Though no numbers were available late Wednesday on how many people were evacuated, Lafayette Parish Sheriff’s Capt. John Babin said 100 to 110 households were told be cleared. Those included families in G&R Mobile Park, which sits a few hundred feet away from the site of the derailment.
Sections of several roads near the site remained closed as of Wednesday night: Finley Drive, Gary Drive, Clay Road, Pecan Grove Road, Shell Lane, Hobby Drive and Cameron Street at Pecan Grove, Babin said.
Babin said despite the road closures, “the traffic flowed pretty well” in Scott.
Evacuees were transported to the Scott Events Center, where the Red Cross set up assistance.

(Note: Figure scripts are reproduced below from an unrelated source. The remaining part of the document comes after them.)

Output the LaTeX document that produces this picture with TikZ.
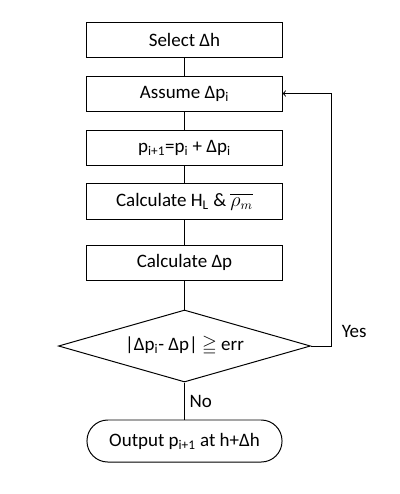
\documentclass[tikz,border=0pt]{standalone}
\usepackage{amsmath,amssymb}
\usepackage{fontspec}
\setmainfont{Carlito}
\usepackage{tikz}
\usetikzlibrary{arrows,positioning,calc,shapes.geometric}

\begin{document}
\begin{tikzpicture}[x=0.025cm,y=-0.025cm,node distance=0.45cm,
every node/.style={font=\fontsize{13.5}{16}\selectfont},
blk/.style={line width=0.7pt,rectangle,draw,minimum width=4.875cm,minimum height=0.875cm,inner sep=0pt},
dec/.style={line width=0.7pt,diamond,draw,aspect=3.5,minimum width=6.3cm,minimum height=1.8cm,inner sep=0pt},
term/.style={line width=0.7pt,rectangle,rounded corners=0.52cm,draw,minimum width=4.875cm,minimum height=1.05cm,inner sep=0pt},
lnk/.style={line width=0.7pt}]
\useasboundingbox (0,0) rectangle (400,494);

\node[blk] (select) at (184.5,39.5) {Select Δh};
\node[blk, below=of select] (assume) {Assume Δp\textsubscript{i}};
\node[blk, below=of assume] (update) {p\textsubscript{i+1}=p\textsubscript{i} + Δp\textsubscript{i}};
\node[blk, below=of update] (calchl) {Calculate H\textsubscript{L} \& $\overline{\rho_m}$};
\node[blk, below=0.625cm of calchl] (calcdp) {Calculate Δp};
\node[dec, below=0.725cm of calcdp] (check) {|Δp\textsubscript{i}- Δp| $\geqq$ err};
\node[term, below=0.925cm of check] (out) {Output p\textsubscript{i+1} at h+Δh};

\draw[lnk] (select) -- (assume);
\draw[lnk] (assume) -- (update);
\draw[lnk] (update) -- (calchl);
\draw[lnk] (calchl) -- (calcdp);
\draw[lnk] (calcdp) -- (check);
\draw[lnk] (check) -- node[right]{No} (out);
\draw[lnk,->] (check.east) -- ++(20,0) node[above right,xshift=4pt,yshift=2pt]{Yes} |- (assume.east);
\end{tikzpicture}
\end{document}
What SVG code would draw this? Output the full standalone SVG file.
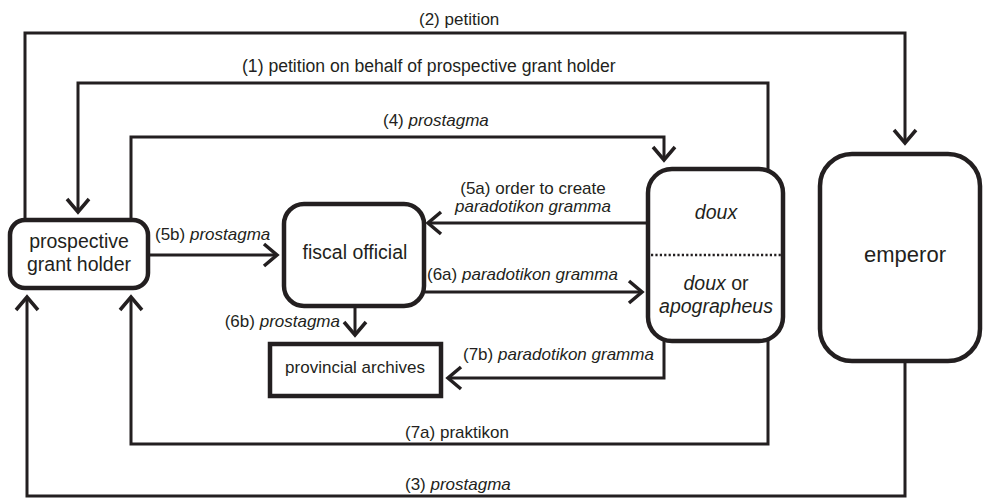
<svg xmlns="http://www.w3.org/2000/svg" width="990" height="499" viewBox="0 0 990 499">
<style>
.node{fill:#fff;stroke:#231f20;stroke-width:4.5}
.nt{font-family:"Liberation Sans",Arial,sans-serif;font-size:19.5px;fill:#231f20;text-anchor:middle}
.lb{font-family:"Liberation Sans",Arial,sans-serif;font-size:17px;fill:#231f20}
.conn path{fill:none;stroke:#231f20;stroke-width:3;stroke-linejoin:miter}
.arr{marker-end:url(#ah)}
.it{font-style:italic}
</style>
<defs>
<marker id="ah" viewBox="-20 -15 30 30" markerWidth="30" markerHeight="30" refX="0" refY="0" orient="auto" markerUnits="userSpaceOnUse">
<path d="M-13,-11 L0,0 L-13,11" fill="none" stroke="#231f20" stroke-width="3.5" stroke-linejoin="miter"/>
</marker>
</defs>
<rect width="990" height="499" fill="#fff"/>
<g id="connectors" class="conn">
<path class="arr" d="M25,220 V33 H905 V143"/>
<path class="arr" d="M768,169 V83 H78 V212"/>
<path class="arr" d="M131,220 V137 H664 V160"/>
<path class="arr" d="M905,361 V496 H27 V297"/>
<path class="arr" d="M768,341 V444 H131 V297"/>
<path class="arr" d="M664,341 V378 H448"/>
<path class="arr" d="M648,223 H428"/>
<path class="arr" d="M425,292 H642"/>
<path class="arr" d="M355,306 V335"/>
<path class="arr" d="M150,255 H277"/>
</g>
<g id="labels">
<text class="lb" x="419" y="25">(2) petition</text>
<text class="lb" x="242" y="72" style="font-size:17.6px">(1) petition on behalf of prospective grant holder</text>
<text class="lb" x="383" y="126">(4) <tspan class="it">prostagma</tspan></text>
<text class="lb" x="155" y="240">(5b) <tspan class="it">prostagma</tspan></text>
<text class="lb" x="533" y="194" text-anchor="middle">(5a) order to create</text>
<text class="lb it" x="533" y="212" text-anchor="middle">paradotikon gramma</text>
<text class="lb" x="427" y="280">(6a) <tspan class="it">paradotikon gramma</tspan></text>
<text class="lb" x="340" y="327" text-anchor="end">(6b) <tspan class="it">prostagma</tspan></text>
<text class="lb" x="463" y="360">(7b) <tspan class="it">paradotikon gramma</tspan></text>
<text class="lb" x="405" y="438">(7a) praktikon</text>
<text class="lb" x="405" y="490">(3) <tspan class="it">prostagma</tspan></text>
</g>
<g id="prospective">
<rect class="node" x="10" y="220" width="138" height="68" rx="15"/>
<text class="nt" x="79" y="248">prospective</text>
<text class="nt" x="79" y="271">grant holder</text>
</g>
<g id="fiscal">
<rect class="node" x="284" y="204" width="140" height="102" rx="20"/>
<text class="nt" x="355" y="259">fiscal official</text>
</g>
<g id="archives">
<rect class="node" x="270" y="344" width="171" height="52"/>
<text class="nt" x="355" y="373" style="font-size:17px">provincial archives</text>
</g>
<g id="doux">
<rect class="node" x="648" y="169" width="135" height="172" rx="24"/>
<line x1="651" y1="255" x2="781" y2="255" stroke="#231f20" stroke-width="2.5" stroke-dasharray="2.2,2.2"/>
<text class="nt it" x="716" y="219">doux</text>
<text class="nt" x="716" y="290"><tspan class="it">doux</tspan> or</text>
<text class="nt it" x="716" y="313">apographeus</text>
</g>
<g id="emperor">
<rect class="node" x="820" y="154" width="160" height="207" rx="32"/>
<text class="nt" x="905" y="262" style="font-size:22px">emperor</text>
</g>
</svg>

Red Cross volunteer Bonnie Robert Will said elementary and high school students who live in the evacuation zone and were attending schools when the derailment occurred were brought to the Events Center until the evacuation order was lifted.
Babin said that order was lifted at 8:15 p.m.
Some of the children who were whisked away from Little Blessings & Preschool II on West Willow Street were babies.
“My wife got the call, and she called me,” said Sherard Dugar of Scott, who held little 10-month-old Avery Dugar, a Little Blessings girl.
Dugar had just gotten home from his job driving a truck Wednesday morning when his wife called about the day care evacuation. When Dugar arrived at the Events Center, he and other parents had to wait until someone went back to the day care to retrieve the children’s car seats that were left behind.
Babin said Little Blessings day care should reopen Thursday, as it was outside the evacuation zone. Authorities on Wednesday removed the children and employees from the day care as a precaution.